Some of these creative solutions are leading to good results.
“Usually the factory works 24/7, 365 days a year, and now we are doing the same,” Ben-Ari said of Synergy, which is currently producing cables for Intel’s new Israeli plant.
These results reflect the general attitude of Israeli businesspeople. “Uncertainty is the mother of creativity,” Catarivas said. “This is what we say in Israel. The start-up nation has been there because we didn’t have any other choice but to use our minds, because we do not have anything other than what is between our right and left ears.”
From a macroeconomic point of view, Catarivas continued, this is a bump in the road that Israel’s economy can overcome. He noted that Israel has over $200 billion in reserves and a debt-to-GDP ratio of around 60%.

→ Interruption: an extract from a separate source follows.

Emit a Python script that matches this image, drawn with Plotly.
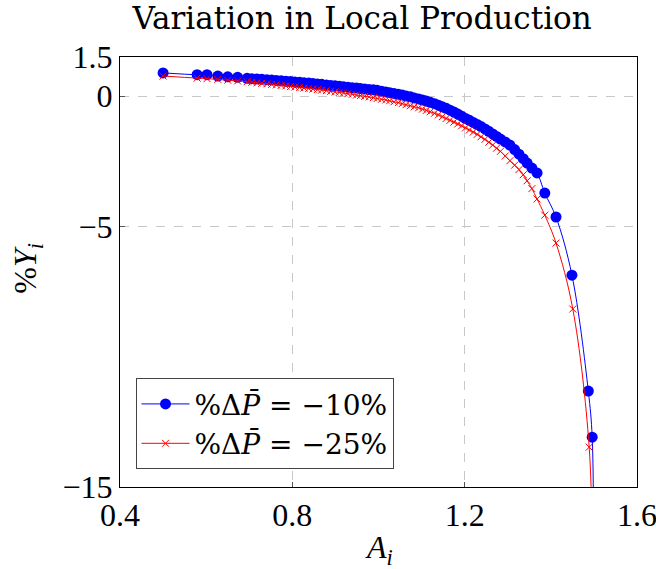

The companies from the breached and terrorized border are resolved to return, rebuild, and recover together with the communities that are temporarily hosting them.
“If we move away from there, the border is going to move with us,” Lotan said. “So then it is going to be scary to be in Beersheba. So, we should build, or the country should build secure borders for us.”
“The Israeli government has made a very strong commitment to destroy the infrastructure of Hamas, not to let the Gaza Strip become an area that could endanger the adjacent villages for the Gaza Strip or the people around the Gaza Strip,” Catarivas said.
Shalish expressed his sense that the survival of Crystal Dome is crucial for the survival of Sderot. Its existence ensures that the residents of Sderot will have a place to work when they return to the city, he said.
“This is why we are working 24/7, very few people: to save the business, to save the future of Sderot,” he said. “It is part of our strength, while they kill, we build.”
“Resilience is the name of the game,” Catarivas said. “We are going back, and we’re going to go back so those places continue to grow over there, rebuild the villages, the kibbutzim, and continue to make the industry function.”